Given his work rate and intensity elsewhere on the ice, Öhgren’s defensive game seems like something that could be fixed with time.
That said, he’s been compared to J.T. Miller, a physical offensive threat with a questionable defensive game. Sometimes that defensive game doesn’t quite get there, even for hard-working players.
Scouting reports have also compared Öhgren to Timo Meier, Zach Hyman, and Filip Forsberg, but Will Scouching had an interesting comparison for the Swedish winger.
“He really gives me Vasili Podkolzin vibes in a way, with a high pace of play, good 200-foot instincts, relatively good transitional skill, and a scoring ability that's hard to ignore,” said Scouching, who has Öhgren 13th in his analytics-influenced draft rankings.

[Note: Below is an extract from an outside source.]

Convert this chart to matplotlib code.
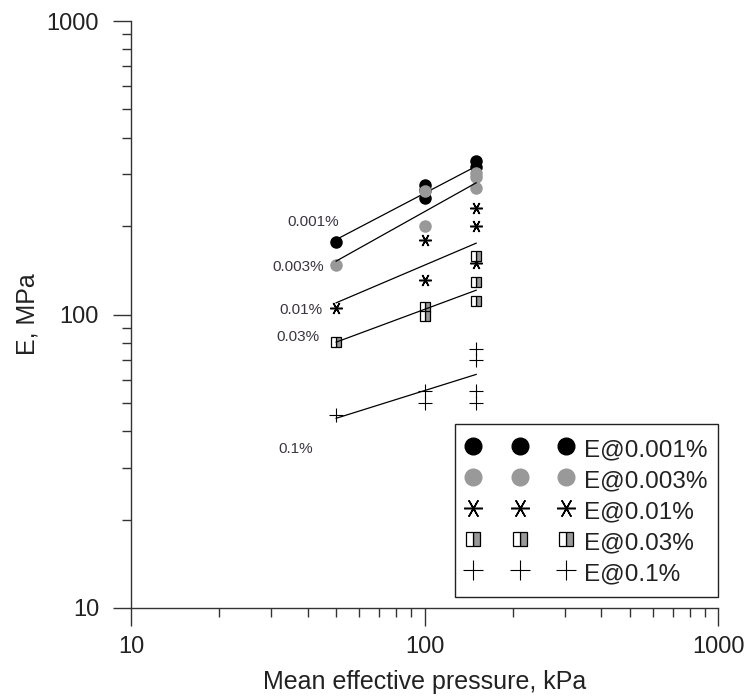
import numpy as np
import matplotlib
matplotlib.use('Agg')
import matplotlib.pyplot as plt
import matplotlib.ticker as mticker

plt.rcParams['font.family'] = ['Liberation Sans', 'DejaVu Sans']

# === Data ===
strain_labels = ['0.001%', '0.003%', '0.01%', '0.03%', '0.1%']

p_001 = [50, 100, 100, 100, 150, 150]
E_001 = [176, 277, 265, 250, 333, 318]
p_003 = [50, 100, 100, 150, 150, 150]
E_003 = [148, 263, 200, 304, 293, 270]
p_01 = [50, 100, 100, 150, 150, 150]
E_01 = [105, 180, 131, 231, 201, 150]
p_03 = [50, 100, 100, 150, 150, 150]
E_03 = [80.5, 106, 99, 158, 129, 111]
p_1 = [50, 100, 100, 150, 150, 150, 150]
E_1 = [45.3, 55, 50, 76, 70, 55, 50]

# trend lines (end points)
fit_p = [50, 150]
fit_001 = [180, 320]
fit_003 = [152, 281]
fit_01 = [109.6, 175]
fit_03 = [80.5, 121]
fit_1 = [44.3, 62.5]

series = [
    (p_001, E_001, fit_001, dict(marker='o', color='black', markersize=8)),
    (p_003, E_003, fit_003, dict(marker='o', color='#999999', markersize=8)),
    (p_01, E_01, fit_01, dict(marker=(6, 2, 90), color='black', markersize=9, markeredgewidth=1.1)),
    (p_03, E_03, fit_03, dict(marker='s', color='black', markersize=7, fillstyle='right',
                              markerfacecolor='#999999', markerfacecoloralt='white',
                              markeredgecolor='black', markeredgewidth=0.9)),
    (p_1, E_1, fit_1, dict(marker='+', color='black', markersize=10, markeredgewidth=0.8)),
]

# label offsets (points) relative to the first point of each series
label_offsets = [(2, 15), (-9, -1.5), (-10, -1.5), (-12, 3.5), (-17, -24.5)]

fig = plt.figure(figsize=(7.5, 7), dpi=100)
ax = fig.add_axes([131 / 750, 1 - 608 / 700, (718 - 131) / 750, (608 - 21) / 700])

handles = []
for (p, E, fit, style), lab, off in zip(series, strain_labels, label_offsets):
    h, = ax.plot(p, E, linestyle='none', label='E@' + lab, **style)
    handles.append(h)
    ax.plot(fit_p, fit, color='black', linewidth=0.9)
    ax.annotate(lab, xy=(p[0], E[0]), xytext=off, textcoords='offset points',
                ha='right', va='center', fontsize=11, color='#3a3540')

ax.set_xscale('log')
ax.set_yscale('log')
ax.set_xlim(10, 1000)
ax.set_ylim(10, 1000)

fmt = mticker.FuncFormatter(lambda v, _: f'{v:g}')
for a in (ax.xaxis, ax.yaxis):
    a.set_major_locator(mticker.LogLocator(base=10))
    a.set_minor_locator(mticker.LogLocator(base=10, subs=np.arange(2, 10)))
    a.set_major_formatter(fmt)
    a.set_minor_formatter(mticker.NullFormatter())

ax.spines['top'].set_visible(False)
ax.spines['right'].set_visible(False)
for s in ('left', 'bottom'):
    ax.spines[s].set_color('#333333')
    ax.spines[s].set_linewidth(1.0)

ax.tick_params(which='major', direction='out', length=13, width=1.0, color='#333333',
               labelsize=17, labelcolor='#222222')
ax.tick_params(which='minor', direction='out', length=6.5, width=1.0, color='#333333')
ax.tick_params(axis='y', which='major', pad=10)
ax.tick_params(axis='x', which='major', pad=7)

ax.set_xlabel('Mean effective pressure, kPa', fontsize=18, color='#222222', labelpad=9)
ax.set_ylabel('E, MPa', fontsize=18, color='#222222', labelpad=5)

leg = ax.legend(handles=handles, loc='upper right', bbox_to_anchor=(718 / 750, 1 - 424 / 700),
                bbox_transform=fig.transFigure, borderaxespad=0, numpoints=3,
                markerscale=1.5, fontsize=17.5, handlelength=4.44, handleheight=1.3,
                handletextpad=0.41, labelspacing=0.19, borderpad=0.45, fancybox=False,
                framealpha=1, edgecolor='#222222')
leg.get_frame().set_linewidth(1.0)
for t in leg.get_texts():
    t.set_color('#222222')

fig.savefig('out.png', dpi=100)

On top of everything else, Öhgren has the intangibles that team’s love. There’s a reason he was named captain of Sweden at the Under-18s. Scouts praise his maturity and his coachability and it’s one of the reasons why his defensive shortcomings may not be as big a red flag as they seem — he’s the type of person who will diligently work at improving his weaknesses.
"He's a top-10 player."
Öhgren is a remarkably versatile player, with an array of offensive skill combined with a willingness to play a tough, grinding game. He may very well prove to be the Canucks’ best option at 15th overall.
“The fact that he is already so advanced in all facets of the game will make him a coach's dream and afford him earlier opportunities in an NHL lineup than many players selected before and around him,” says Robinson. “He's a top-10 player that will likely be had outside of the top-10.”